Psychiatric experts were consulted by the media to analyze Francis' killing and the implications of psychiatric disorders behind unlawful violence resulting in death. Dr Steve Lee, an associate consultant at the department of mood and anxiety at the Institute of Mental Health (IMH), explained that adjustment disorder is a psychological condition that occurs when an individual has difficulty coping with stressors or major life changes, which include divorce, financial difficulties, interpersonal conflicts and physical health problems, and this could cause changes in a patient's emotion and behaviour, and in turn the person's daily functioning. Dr Lee explained that with reference to the case of David Brian Chow, it was rare for a person with adjustment disorder to commit murder or resort to violent behaviours, given that most people with the disorder would not turn aggressive and often faced internal distress; the common symptoms were sadness, inability to concentrate and tendency to worry excessively. Dr Lee's analysis of Chow's case was agreed upon by Dr Lim Boon Leng, a psychiatrist at Gleneagles Hospital, who stated it was rare and unusual for someone with the disorder to go to such extremes, but the disorder could be unpredictable, as some mentally ill people could also adopt nihilistic perspectives like extreme pessimism or have impaired rationality.
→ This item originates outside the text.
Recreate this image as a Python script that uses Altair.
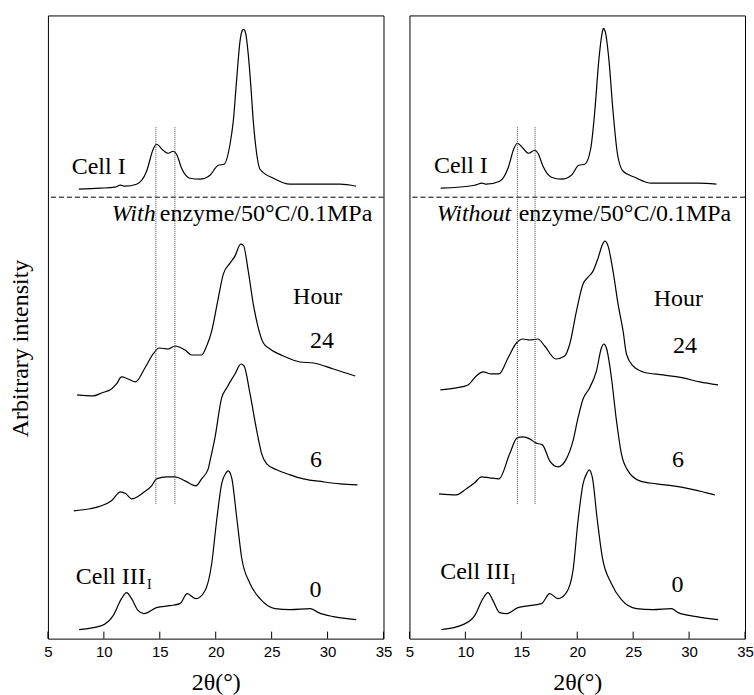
import altair as alt
import pandas as pd

# ---------------- data (2theta in degrees, arbitrary intensity incl. offsets) -------------
# Left panel: With enzyme
L_cell1_x = [7.76, 9.64, 10.98, 11.49, 11.88, 12.92, 13.82, 14.41, 14.71, 15.30, 15.75, 16.20, 16.50, 16.95, 17.70, 18.59, 19.49, 20.23, 20.74, 21.28, 21.57, 21.88, 22.17, 22.38, 22.50, 22.68, 22.91, 23.13, 23.36, 23.60, 23.96, 25.15, 26.65, 29.04, 31.13, 32.56]
L_cell1_y = [450, 451, 452, 454, 453, 455, 468, 490, 495, 489, 486, 488, 485, 471, 461, 460, 464, 474, 475, 495, 518, 561, 598, 609, 610, 606, 585, 555, 518, 491, 470, 461, 455, 455, 455, 453]

L_h24_x = [7.61, 9.04, 9.79, 10.68, 11.13, 11.58, 12.17, 12.83, 13.67, 14.41, 14.95, 15.75, 16.35, 17.25, 17.85, 18.74, 19.19, 19.64, 19.78, 20.23, 20.68, 21.28, 21.72, 22.23, 22.47, 22.91, 23.36, 23.81, 24.26, 24.86, 26.05, 27.54, 28.73, 30.52, 32.47]
L_h24_y = [244, 243, 246, 250, 255, 262, 260, 257, 271, 285, 291, 290, 293, 289, 284, 284, 293, 308, 315, 341, 365, 376, 383, 395, 394, 368, 335, 311, 296, 290, 283, 277, 276, 270, 263]

L_h6_x = [7.31, 8.74, 9.79, 10.68, 11.49, 11.97, 12.48, 13.51, 14.27, 14.71, 15.61, 16.35, 17.25, 18.23, 18.74, 19.33, 19.49, 19.93, 20.53, 20.98, 21.72, 22.26, 22.53, 23.07, 23.67, 24.11, 24.56, 25.46, 26.65, 27.84, 29.63, 31.12, 32.67]
L_h6_y = [128, 130, 133, 138, 147, 145, 140, 146, 153, 160, 162, 162, 158, 153, 160, 170, 178, 201, 241, 251, 265, 275, 273, 245, 208, 185, 175, 169, 164, 160, 157, 155, 154]

L_h0_x = [7.78, 9.79, 10.83, 11.58, 12.03, 12.48, 13.07, 13.58, 14.71, 15.90, 16.80, 17.45, 18.23, 19.04, 19.64, 20.08, 20.53, 20.92, 21.12, 21.43, 21.88, 22.32, 23.07, 23.96, 25.30, 26.65, 28.44, 29.18, 30.52, 32.56]
L_h0_y = [9, 13, 23, 40, 46, 40, 28, 25, 31, 33, 35, 45, 40, 48, 75, 118, 155, 166, 168, 161, 121, 81, 55, 40, 30, 29, 30, 26, 22, 19]

# Right panel: Without enzyme
R_cell1_x = [7.79, 10.83, 11.49, 11.88, 13.07, 13.81, 14.35, 14.65, 15.15, 15.66, 16.20, 16.49, 16.94, 17.69, 18.59, 19.48, 20.13, 20.67, 21.21, 21.57, 21.92, 22.22, 22.34, 22.52, 22.82, 23.20, 23.60, 24.10, 25.14, 26.64, 28.72, 30.81, 32.45]
R_cell1_y = [451, 454, 456, 455, 458, 471, 491, 496, 491, 486, 489, 486, 473, 462, 460, 464, 474, 475, 491, 528, 578, 606, 611, 607, 581, 528, 485, 468, 462, 456, 456, 456, 455]

R_h24_x = [7.76, 9.19, 10.23, 10.98, 11.57, 12.33, 13.0, 13.81, 14.56, 15.15, 15.75, 16.49, 17.09, 18.08, 18.88, 19.33, 19.93, 20.52, 20.97, 21.41, 21.86, 22.31, 22.46, 22.76, 23.20, 23.65, 24.10, 24.40, 24.99, 25.89, 27.67, 29.46, 30.96, 32.59]
R_h24_y = [249, 251, 254, 263, 267, 265, 265, 281, 296, 300, 299, 300, 293, 280, 283, 295, 328, 355, 362, 368, 381, 396, 398, 393, 368, 335, 308, 285, 273, 267, 264, 261, 257, 254]

R_h6_x = [7.64, 9.19, 10.09, 10.83, 11.43, 12.17, 13.0, 13.96, 14.62, 15.15, 15.75, 16.29, 16.89, 17.54, 18.28, 19.03, 19.62, 20.07, 20.52, 21.05, 21.72, 22.16, 22.37, 22.61, 23.06, 23.51, 23.95, 24.54, 25.59, 27.08, 28.57, 30.06, 31.56, 32.30]
R_h6_y = [145, 144, 150, 156, 162, 161, 160, 185, 201, 202, 200, 196, 194, 178, 172, 180, 198, 221, 240, 250, 268, 291, 295, 291, 261, 218, 185, 168, 158, 155, 153, 150, 146, 144]

R_h0_x = [7.85, 9.79, 10.83, 11.57, 12.02, 12.47, 13.07, 13.67, 14.70, 15.75, 16.80, 17.54, 18.28, 19.03, 19.62, 20.07, 20.52, 20.88, 21.06, 21.36, 21.77, 22.25, 23.06, 23.95, 25.30, 26.78, 28.43, 29.02, 30.66, 32.59]
R_h0_y = [9, 14, 23, 40, 46, 38, 26, 25, 31, 33, 35, 45, 40, 46, 68, 118, 155, 166, 169, 161, 121, 81, 55, 39, 30, 29, 30, 26, 22, 19]

# separator and reference lines
sep_level = [442]
L_vline_x = [14.65, 16.35]
R_vline_x = [14.65, 16.23]
vline_lo = 135
vline_hi = 512
tick_values = [5, 10, 15, 20, 25, 30, 35]

# annotation texts
L_text = ["Cell I", "enzyme/50°C/0.1MPa", "Hour", "24", "6", "0", "Cell III"]
L_text_x = [7.13, 15.0, 26.92, 28.44, 28.44, 28.38, 7.49]
L_text_y = [465, 418, 335, 291, 172, 42, 55]
R_text = ["Cell I", "enzyme/50°C/0.1MPa", "Hour", "24", "6", "0", "Cell III"]
R_text_x = [7.19, 14.77, 26.84, 28.57, 28.48, 28.43, 7.75]
R_text_y = [466, 418, 333, 286, 172, 47, 60]
L_ital = ["With"]; L_ital_x = [10.7]; L_ital_y = [418]
R_ital = ["Without"]; R_ital_x = [7.43]; R_ital_y = [418]
L_sub = ["I"]; L_sub_x = [13.85]; L_sub_y = [50]
R_sub = ["I"]; R_sub_x = [14.05]; R_sub_y = [55]

SERIF = "Liberation Serif, 'Times New Roman', Times, 'DejaVu Serif', serif"
SANS = "Liberation Sans, Arial, Helvetica, sans-serif"
FS = 24
W, H = 336, 624

xs = alt.Scale(domain=[5, 35], nice=False, zero=False)
ys = alt.Scale(domain=[0, 624], nice=False, zero=False)


def xenc(field="x"):
    return alt.X(f"{field}:Q", scale=xs, title="2θ(°)",
                 axis=alt.Axis(values=tick_values, format="d", ticks=False, domain=False, grid=False,
                               labelFont=SANS, labelFontSize=15, labelColor="black",
                               labelPadding=6, labelFlush=False, labelOverlap=False,
                               titleFont=SERIF, titleFontSize=FS, titleFontWeight="normal",
                               titleColor="black", titlePadding=11))


def yenc(show_title, field="y"):
    if show_title:
        ax = alt.Axis(labels=False, ticks=False, domain=False, grid=False,
                      titleFont=SERIF, titleFontSize=FS, titleFontWeight="normal",
                      titleColor="black", titlePadding=15, titleY=333)
        return alt.Y(f"{field}:Q", scale=ys, title="Arbitrary intensity", axis=ax)
    return alt.Y(f"{field}:Q", scale=ys, axis=None)


def panel(curves, vx, texts, ital, sub, show_title):
    rows = []
    for name, (cx, cy) in curves.items():
        for a, b in zip(cx, cy):
            rows.append({"series": name, "x": a, "y": b})
    df = pd.DataFrame(rows)
    lines = alt.Chart(df).mark_line(color="black", strokeWidth=1.2, interpolate="monotone").encode(
        x=xenc(), y=yenc(show_title), detail="series:N")

    sep = alt.Chart(pd.DataFrame({"y": sep_level})).mark_rule(
        color="black", strokeWidth=1, strokeDash=[5, 3]).encode(y=yenc(show_title))

    vdf = pd.DataFrame({"x": vx, "y": [vline_lo] * len(vx), "y2": [vline_hi] * len(vx)})
    vl = alt.Chart(vdf).mark_rule(color="#444", strokeWidth=1, strokeDash=[1, 1]).encode(
        x=xenc(), y=yenc(show_title), y2="y2:Q")

    tdf = pd.DataFrame({"x": tick_values, "y": [0] * len(tick_values), "y2": [7] * len(tick_values)})
    tk = alt.Chart(tdf).mark_rule(color="black", strokeWidth=1).encode(
        x=xenc(), y=yenc(show_title), y2="y2:Q")

    t1 = alt.Chart(pd.DataFrame({"x": texts[1], "y": texts[2], "t": texts[0]})).mark_text(
        align="left", baseline="alphabetic", font=SERIF, fontSize=FS, color="black").encode(
        x=xenc(), y=yenc(show_title), text="t:N")
    t2 = alt.Chart(pd.DataFrame({"x": ital[1], "y": ital[2], "t": ital[0]})).mark_text(
        align="left", baseline="alphabetic", font=SERIF, fontSize=FS, fontStyle="italic",
        color="black").encode(x=xenc(), y=yenc(show_title), text="t:N")
    t3 = alt.Chart(pd.DataFrame({"x": sub[1], "y": sub[2], "t": sub[0]})).mark_text(
        align="left", baseline="alphabetic", font=SERIF, fontSize=14, color="black").encode(
        x=xenc(), y=yenc(show_title), text="t:N")

    return alt.layer(lines, sep, vl, tk, t1, t2, t3).properties(width=W, height=H)


left = panel({"Cell I": (L_cell1_x, L_cell1_y), "24": (L_h24_x, L_h24_y),
              "6": (L_h6_x, L_h6_y), "0": (L_h0_x, L_h0_y)},
             L_vline_x, (L_text, L_text_x, L_text_y), (L_ital, L_ital_x, L_ital_y),
             (L_sub, L_sub_x, L_sub_y), True)
right = panel({"Cell I": (R_cell1_x, R_cell1_y), "24": (R_h24_x, R_h24_y),
               "6": (R_h6_x, R_h6_y), "0": (R_h0_x, R_h0_y)},
              R_vline_x, (R_text, R_text_x, R_text_y), (R_ital, R_ital_x, R_ital_y),
              (R_sub, R_sub_x, R_sub_y), False)

chart = alt.hconcat(left, right, spacing=26, bounds="flush").properties(
    padding={"left": 8, "top": 14, "right": 0, "bottom": 0},
    background="white",
).configure_view(stroke="black", strokeWidth=1)

chart.save("out.html", embed_options={"renderer": "svg", "actions": False})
Dr Brian Yeo, a consultant psychiatrist at Mount Elizabeth Hospital, stated that unlike depression, adjustment disorder is a short-term psychiatric condition that could disappear within six months after the stressor ceased, and it was "milder, short-lived and linked to stress", and Dr Lee added that this disorder could be addressed with appropriate treatment. Another psychiatrist, Dr Geraldine Tan, stated that there was a need to help patients with such disorders to change their thinking process, citing her past case of a National Serviceman who had suicidal tendencies but recovered after his exemption from service and redirecting his focus on future plans like beginning his university studies. Family could also play a part in helping their loved ones affected by the disorder. The psychiatrists noted that Chow's family members did the right thing by reassuring him that his company was doing well and they would provide moral support for him, and Chow's father additionally made an appointment to bring his son to consult a psychiatrist the day of the incident. Dr Lim further said that it was unfortunate that at this point, despite the efforts of Chow's family, the killing of Francis became one of those tragedies that could not be averted, and he stated that it was crucial to make timely interventions to avoid similar tragedies from happening.